There are many ways that data is transferred these days, be it fiber optic cables, Wi-Fi, Bluetooth, 4G-LTE, and a whole slew of other brand names and acronyms the meanings of which I don’t care to learn.

Now Panasonic has come up with a way to send and receive data that’s easy for everyone to understand: light. Actually it uses light emitting diodes (LED) to be exact, but that’s about as technical as this explanation needs to get, I promise.

The news comes via DigInfo TV who interviewed a rep from Panasonic. Basically, the light of an LED can flicker on and off in a pattern that can be detected by a sensor such as your smartphone’s camera. It works kind of like Morse code but with light…and that’s it really.

You might be wondering why no one else has thought of this before given how simple it is. Actually lots of people have, but this technique had a lot of limitations for everyday use. The tricky part is in the timing of the flicker.

If you flick the light on and off incredibly fast, you can send lots of data quickly and the human eye would never notice it. However, a smartphone camera wouldn’t be able to notice it either and you’d have to get a separate specialized device which would be a drag.

The other way, you could slow down the flicker so that a smartphone could catch the code. But then your brain would be able to as well, and might lead to eye-irritating signs that would make city streets look like a scene from Captain Power.

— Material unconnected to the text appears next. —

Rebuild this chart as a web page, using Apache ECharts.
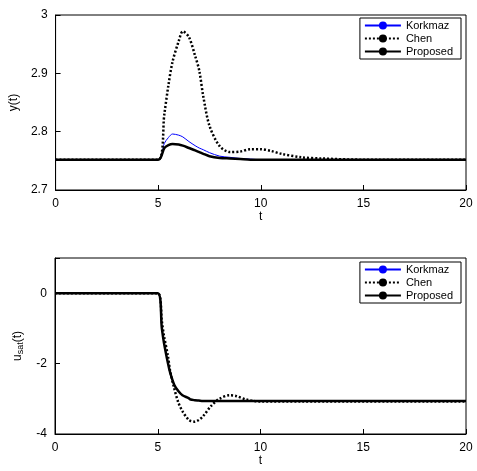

▼ For the younger folk who might not know Captain Power. For those who do, get your guns ready!

What Panasonic did was find that sweet spot that is undetectable by the human eye but also just enough of a contrast for a smartphone to catch. One of their tricks was simply adjusting the brightness levels rather than turning the light completely on or off.

▼ Although the ad simply says “Adeline Dubois,” those interested can get more info delivered from the sign’s light to their smartphone.

Although very simple in design, the range of applications for this method is very wide. Of course, any LED illuminated signboard could be used to send product information instantly to your phone. For example, simply pointing your smartphone at a movie poster could start up a full trailer of it to help you decide if you want to watch it. This could also considerably free up space in advertising design needed to provide information.

Also for travelers in foreign lands, pointing your phone at an illuminated sign written in, say, Japanese could instantly transmit a translated version of it in your own language. The sign itself doesn’t even have to provide the light. For example, the ambient LED light of a restaurant could contain the data for versions of their menus in different languages or the nutritional information for each dish.

▼ The light illuminating the ring on display also transmits the name and maker of it to the smartphone.

If this system gets picked up by other companies and government then we could be looking a future that’s not exactly bright but slightly dimmer and flickering.